> _Information supplied_:

_ _ _ _ _ _ _

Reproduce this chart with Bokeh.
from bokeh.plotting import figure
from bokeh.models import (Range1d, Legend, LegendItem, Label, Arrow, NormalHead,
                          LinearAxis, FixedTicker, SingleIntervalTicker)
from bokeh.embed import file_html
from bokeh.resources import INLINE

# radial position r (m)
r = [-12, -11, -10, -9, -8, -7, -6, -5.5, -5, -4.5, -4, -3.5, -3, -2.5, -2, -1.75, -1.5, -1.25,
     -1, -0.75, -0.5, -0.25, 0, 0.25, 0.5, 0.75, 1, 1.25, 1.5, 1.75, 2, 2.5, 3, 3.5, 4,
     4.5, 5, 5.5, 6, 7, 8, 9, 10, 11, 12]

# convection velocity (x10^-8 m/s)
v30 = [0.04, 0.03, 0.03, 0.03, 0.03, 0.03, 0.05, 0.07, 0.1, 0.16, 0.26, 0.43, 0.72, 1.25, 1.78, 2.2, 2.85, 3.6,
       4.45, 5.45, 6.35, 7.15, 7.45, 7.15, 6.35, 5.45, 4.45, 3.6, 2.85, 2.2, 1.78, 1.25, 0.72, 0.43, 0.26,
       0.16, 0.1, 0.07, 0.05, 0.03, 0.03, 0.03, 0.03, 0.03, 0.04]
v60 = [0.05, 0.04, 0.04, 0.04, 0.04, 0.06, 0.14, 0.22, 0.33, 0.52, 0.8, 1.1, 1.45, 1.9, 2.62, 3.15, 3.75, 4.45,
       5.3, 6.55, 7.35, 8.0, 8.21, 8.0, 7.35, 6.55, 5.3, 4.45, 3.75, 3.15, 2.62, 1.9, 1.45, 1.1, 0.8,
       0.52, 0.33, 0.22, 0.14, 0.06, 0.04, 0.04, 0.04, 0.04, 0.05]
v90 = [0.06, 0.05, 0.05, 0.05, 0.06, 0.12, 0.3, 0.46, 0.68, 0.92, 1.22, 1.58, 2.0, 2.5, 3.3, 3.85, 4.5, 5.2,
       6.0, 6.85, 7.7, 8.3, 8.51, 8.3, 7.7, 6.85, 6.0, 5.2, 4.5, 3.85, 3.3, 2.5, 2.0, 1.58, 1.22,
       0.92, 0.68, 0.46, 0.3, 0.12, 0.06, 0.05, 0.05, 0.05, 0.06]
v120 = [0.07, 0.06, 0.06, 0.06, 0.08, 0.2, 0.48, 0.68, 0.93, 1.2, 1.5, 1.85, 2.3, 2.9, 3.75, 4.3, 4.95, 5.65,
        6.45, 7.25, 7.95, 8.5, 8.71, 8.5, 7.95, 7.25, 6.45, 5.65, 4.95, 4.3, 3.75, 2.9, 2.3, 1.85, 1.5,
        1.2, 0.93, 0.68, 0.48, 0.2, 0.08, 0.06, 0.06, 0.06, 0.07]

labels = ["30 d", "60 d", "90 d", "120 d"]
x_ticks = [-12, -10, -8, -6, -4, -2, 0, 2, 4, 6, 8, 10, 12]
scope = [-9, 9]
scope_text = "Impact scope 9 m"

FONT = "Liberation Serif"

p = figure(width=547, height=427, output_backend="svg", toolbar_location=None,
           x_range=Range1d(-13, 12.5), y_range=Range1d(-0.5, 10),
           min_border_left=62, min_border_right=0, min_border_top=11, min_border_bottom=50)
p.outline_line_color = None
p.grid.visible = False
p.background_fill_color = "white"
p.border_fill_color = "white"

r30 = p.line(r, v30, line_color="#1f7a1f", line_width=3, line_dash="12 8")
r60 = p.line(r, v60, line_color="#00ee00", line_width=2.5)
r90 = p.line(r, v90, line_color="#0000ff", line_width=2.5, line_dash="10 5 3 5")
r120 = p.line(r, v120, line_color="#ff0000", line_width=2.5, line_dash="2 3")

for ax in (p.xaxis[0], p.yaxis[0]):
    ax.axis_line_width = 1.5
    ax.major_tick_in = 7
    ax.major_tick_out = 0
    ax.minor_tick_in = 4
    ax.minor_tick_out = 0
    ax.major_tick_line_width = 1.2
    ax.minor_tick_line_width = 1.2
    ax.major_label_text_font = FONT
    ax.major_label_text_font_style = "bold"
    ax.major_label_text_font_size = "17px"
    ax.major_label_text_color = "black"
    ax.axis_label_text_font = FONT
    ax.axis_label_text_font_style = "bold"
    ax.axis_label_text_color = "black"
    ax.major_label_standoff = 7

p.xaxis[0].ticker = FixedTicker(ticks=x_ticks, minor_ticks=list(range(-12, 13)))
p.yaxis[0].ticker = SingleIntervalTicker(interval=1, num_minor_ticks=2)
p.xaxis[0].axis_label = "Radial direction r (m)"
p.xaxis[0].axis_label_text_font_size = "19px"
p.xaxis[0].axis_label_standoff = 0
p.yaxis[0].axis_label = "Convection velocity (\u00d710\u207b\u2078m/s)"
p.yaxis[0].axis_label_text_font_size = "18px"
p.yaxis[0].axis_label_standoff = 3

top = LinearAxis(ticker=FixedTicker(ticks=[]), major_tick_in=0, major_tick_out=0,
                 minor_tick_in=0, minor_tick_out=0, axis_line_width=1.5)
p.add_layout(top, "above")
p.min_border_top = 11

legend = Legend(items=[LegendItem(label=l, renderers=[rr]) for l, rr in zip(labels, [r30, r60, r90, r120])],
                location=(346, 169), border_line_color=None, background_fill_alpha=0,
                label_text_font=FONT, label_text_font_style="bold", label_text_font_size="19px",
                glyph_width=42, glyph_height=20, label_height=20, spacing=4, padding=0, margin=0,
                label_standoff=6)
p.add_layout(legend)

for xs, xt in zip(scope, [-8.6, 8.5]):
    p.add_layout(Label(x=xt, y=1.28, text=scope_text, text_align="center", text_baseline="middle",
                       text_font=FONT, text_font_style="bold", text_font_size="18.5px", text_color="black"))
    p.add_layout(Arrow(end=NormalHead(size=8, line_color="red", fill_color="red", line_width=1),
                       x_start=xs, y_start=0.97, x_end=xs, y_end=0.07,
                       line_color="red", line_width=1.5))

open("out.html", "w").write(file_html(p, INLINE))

_ _ _ _ _ _ _

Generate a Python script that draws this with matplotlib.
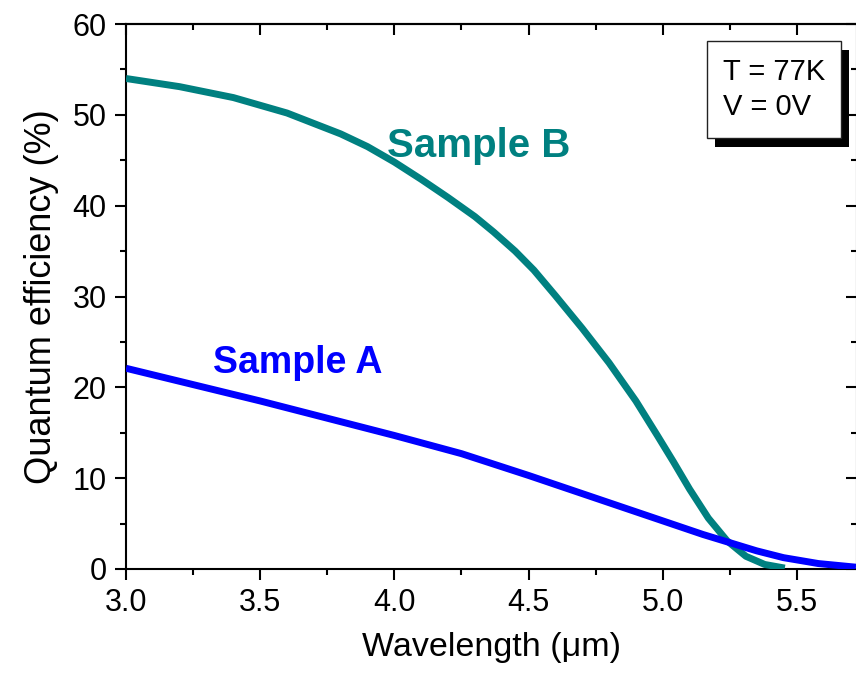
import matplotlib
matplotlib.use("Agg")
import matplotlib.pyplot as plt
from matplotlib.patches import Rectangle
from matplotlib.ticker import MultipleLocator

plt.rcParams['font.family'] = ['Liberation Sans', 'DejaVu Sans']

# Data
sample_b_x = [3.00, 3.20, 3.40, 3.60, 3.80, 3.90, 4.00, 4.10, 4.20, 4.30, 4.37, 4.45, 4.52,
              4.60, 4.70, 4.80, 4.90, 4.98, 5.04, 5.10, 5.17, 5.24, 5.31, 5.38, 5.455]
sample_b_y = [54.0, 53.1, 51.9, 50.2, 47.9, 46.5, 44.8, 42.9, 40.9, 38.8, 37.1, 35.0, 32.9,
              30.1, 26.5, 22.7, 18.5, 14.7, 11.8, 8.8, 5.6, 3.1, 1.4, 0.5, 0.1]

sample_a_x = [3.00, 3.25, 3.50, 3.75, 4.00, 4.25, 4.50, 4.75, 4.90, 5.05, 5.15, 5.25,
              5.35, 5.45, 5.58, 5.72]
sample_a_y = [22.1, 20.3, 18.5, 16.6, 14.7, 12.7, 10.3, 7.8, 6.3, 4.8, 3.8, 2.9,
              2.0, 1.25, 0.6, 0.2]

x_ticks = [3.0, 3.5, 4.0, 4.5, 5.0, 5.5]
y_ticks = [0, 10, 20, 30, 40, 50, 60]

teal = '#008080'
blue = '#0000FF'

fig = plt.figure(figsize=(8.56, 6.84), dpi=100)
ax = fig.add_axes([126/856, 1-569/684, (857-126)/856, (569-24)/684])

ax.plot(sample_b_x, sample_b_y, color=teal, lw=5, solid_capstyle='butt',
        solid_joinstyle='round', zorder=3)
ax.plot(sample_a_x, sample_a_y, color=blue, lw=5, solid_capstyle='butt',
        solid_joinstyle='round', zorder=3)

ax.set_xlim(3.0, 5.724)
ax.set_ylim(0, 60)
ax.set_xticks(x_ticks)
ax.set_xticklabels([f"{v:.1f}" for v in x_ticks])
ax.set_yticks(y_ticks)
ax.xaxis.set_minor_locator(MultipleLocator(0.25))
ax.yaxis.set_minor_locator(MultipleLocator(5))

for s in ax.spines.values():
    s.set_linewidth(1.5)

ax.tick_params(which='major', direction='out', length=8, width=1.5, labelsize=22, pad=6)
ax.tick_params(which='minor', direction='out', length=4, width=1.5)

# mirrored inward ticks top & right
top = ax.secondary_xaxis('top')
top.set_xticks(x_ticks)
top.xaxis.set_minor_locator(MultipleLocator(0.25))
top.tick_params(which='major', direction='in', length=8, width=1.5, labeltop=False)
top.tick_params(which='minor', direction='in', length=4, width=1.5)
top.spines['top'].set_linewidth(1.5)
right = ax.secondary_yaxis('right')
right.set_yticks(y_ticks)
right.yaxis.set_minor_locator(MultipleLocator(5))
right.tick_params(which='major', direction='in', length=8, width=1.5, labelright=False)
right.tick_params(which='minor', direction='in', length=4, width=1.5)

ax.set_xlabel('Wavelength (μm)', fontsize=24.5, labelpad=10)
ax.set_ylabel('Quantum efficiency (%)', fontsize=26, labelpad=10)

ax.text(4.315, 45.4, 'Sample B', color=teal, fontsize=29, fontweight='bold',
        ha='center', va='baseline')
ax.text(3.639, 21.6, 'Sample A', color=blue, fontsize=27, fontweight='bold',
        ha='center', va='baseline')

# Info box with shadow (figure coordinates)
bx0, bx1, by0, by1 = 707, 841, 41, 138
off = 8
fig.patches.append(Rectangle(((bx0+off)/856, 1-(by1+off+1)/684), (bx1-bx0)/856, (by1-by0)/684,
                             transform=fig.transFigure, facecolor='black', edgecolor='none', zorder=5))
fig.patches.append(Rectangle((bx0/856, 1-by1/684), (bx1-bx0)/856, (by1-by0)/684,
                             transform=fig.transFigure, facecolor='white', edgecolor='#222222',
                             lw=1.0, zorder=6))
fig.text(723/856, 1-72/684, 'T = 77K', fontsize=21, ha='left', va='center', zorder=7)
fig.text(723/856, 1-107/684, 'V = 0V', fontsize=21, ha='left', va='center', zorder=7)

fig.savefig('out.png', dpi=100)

_ _ _ _ _ _ _

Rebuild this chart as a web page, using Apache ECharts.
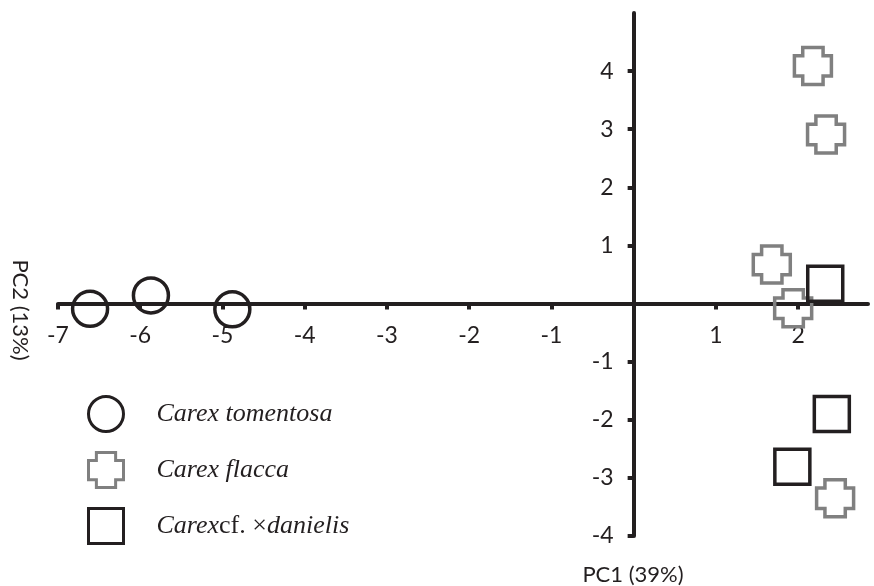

_ _ _ _ _ _ _

Output exactly the lines above, from the line with "Generate a Python" to the line with "s.set_linewidth(1.5)", both included; skip the pictures.

> _Finished exercise_:
Generate a Python script that draws this with matplotlib.
import matplotlib
matplotlib.use("Agg")
import matplotlib.pyplot as plt
from matplotlib.patches import Rectangle
from matplotlib.ticker import MultipleLocator

plt.rcParams['font.family'] = ['Liberation Sans', 'DejaVu Sans']

# Data
sample_b_x = [3.00, 3.20, 3.40, 3.60, 3.80, 3.90, 4.00, 4.10, 4.20, 4.30, 4.37, 4.45, 4.52,
              4.60, 4.70, 4.80, 4.90, 4.98, 5.04, 5.10, 5.17, 5.24, 5.31, 5.38, 5.455]
sample_b_y = [54.0, 53.1, 51.9, 50.2, 47.9, 46.5, 44.8, 42.9, 40.9, 38.8, 37.1, 35.0, 32.9,
              30.1, 26.5, 22.7, 18.5, 14.7, 11.8, 8.8, 5.6, 3.1, 1.4, 0.5, 0.1]

sample_a_x = [3.00, 3.25, 3.50, 3.75, 4.00, 4.25, 4.50, 4.75, 4.90, 5.05, 5.15, 5.25,
              5.35, 5.45, 5.58, 5.72]
sample_a_y = [22.1, 20.3, 18.5, 16.6, 14.7, 12.7, 10.3, 7.8, 6.3, 4.8, 3.8, 2.9,
              2.0, 1.25, 0.6, 0.2]

x_ticks = [3.0, 3.5, 4.0, 4.5, 5.0, 5.5]
y_ticks = [0, 10, 20, 30, 40, 50, 60]

teal = '#008080'
blue = '#0000FF'

fig = plt.figure(figsize=(8.56, 6.84), dpi=100)
ax = fig.add_axes([126/856, 1-569/684, (857-126)/856, (569-24)/684])

ax.plot(sample_b_x, sample_b_y, color=teal, lw=5, solid_capstyle='butt',
        solid_joinstyle='round', zorder=3)
ax.plot(sample_a_x, sample_a_y, color=blue, lw=5, solid_capstyle='butt',
        solid_joinstyle='round', zorder=3)

ax.set_xlim(3.0, 5.724)
ax.set_ylim(0, 60)
ax.set_xticks(x_ticks)
ax.set_xticklabels([f"{v:.1f}" for v in x_ticks])
ax.set_yticks(y_ticks)
ax.xaxis.set_minor_locator(MultipleLocator(0.25))
ax.yaxis.set_minor_locator(MultipleLocator(5))

for s in ax.spines.values():
    s.set_linewidth(1.5)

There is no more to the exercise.